What you need to do to use a decade of as a genre is to use it as a code, and what you are using it to do is say "This is how I wanted that period to be, even though I know damn well it wasn't". It's a willful rejection of what actually happened and a replacement of it with your own 'best of' collection (much like all of the retro-scene). It's also an attempt to gain authenticity for your choice, to empower your selection as the most valid version of what happened. It's an attempt to gain simplicity, to reject other songs as not passing the mark so requiring rejection from the records. It's also quite often an attempt to replicate the youth that you miss the most, because everyone is convinced that the music they listened to between 14 and 23 was the most authentic thing ever. And, yes, it's also a quick and simple marketing code to enable folks to go "generic collection of pop you heard from time X", and when have marketing folks ever worried about the terms they use being utterly nonsense?

So is there ever a time to use a decade as a genre?
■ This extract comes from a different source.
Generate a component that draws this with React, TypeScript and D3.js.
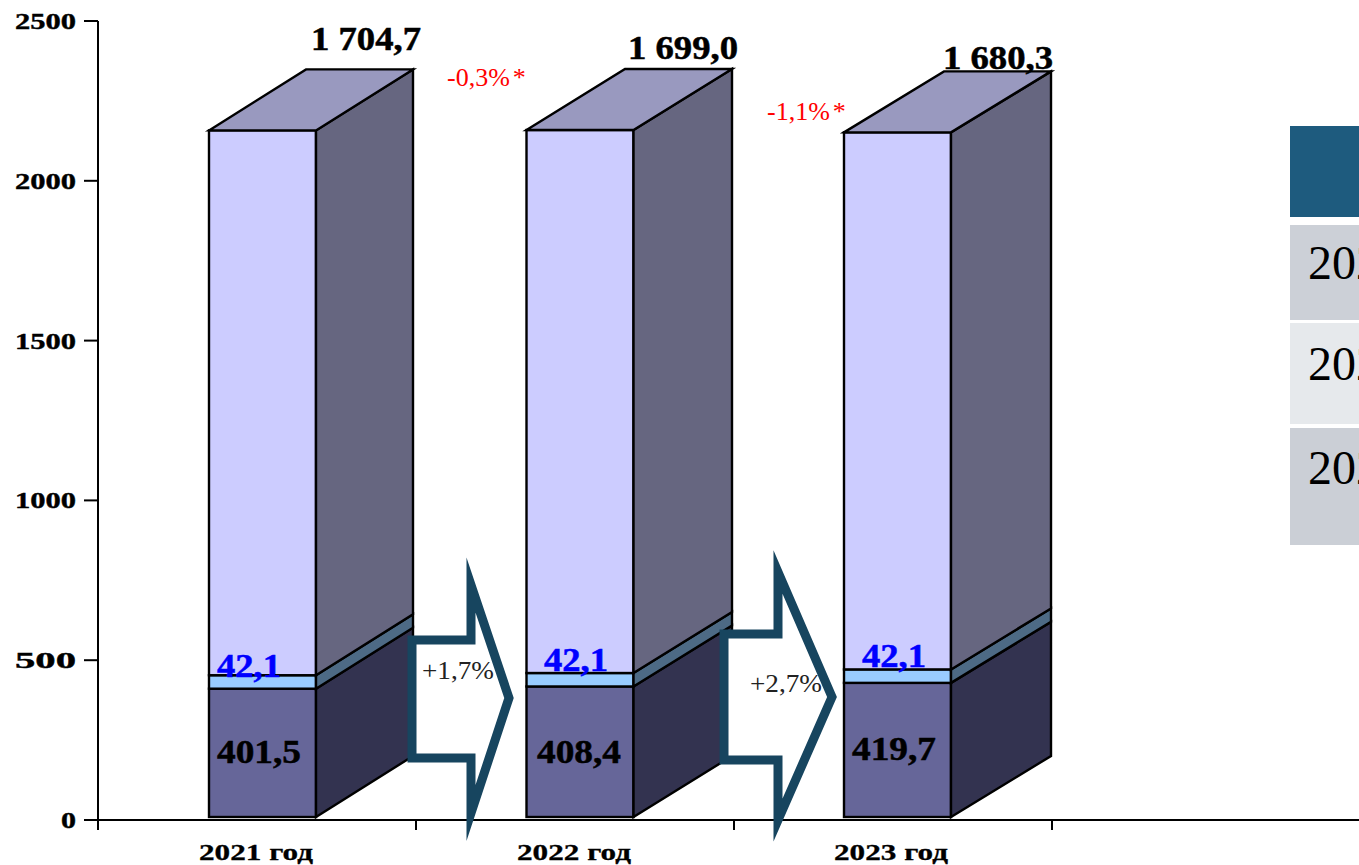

Yes, whenever you are using it to describe a specific style or sound. If you go "Oh, I mostly do 70's ska and 80's electronic" then that actually says something useful and accurate about what you listen to. It shows a distinction, a vintage, and a musics place within the wider context. It also shows that you know what you are talking about, that you care about your music. Because there is nothing wrong with old-school music I listen to them all the time), but there is something about not giving them the respect that they deserve.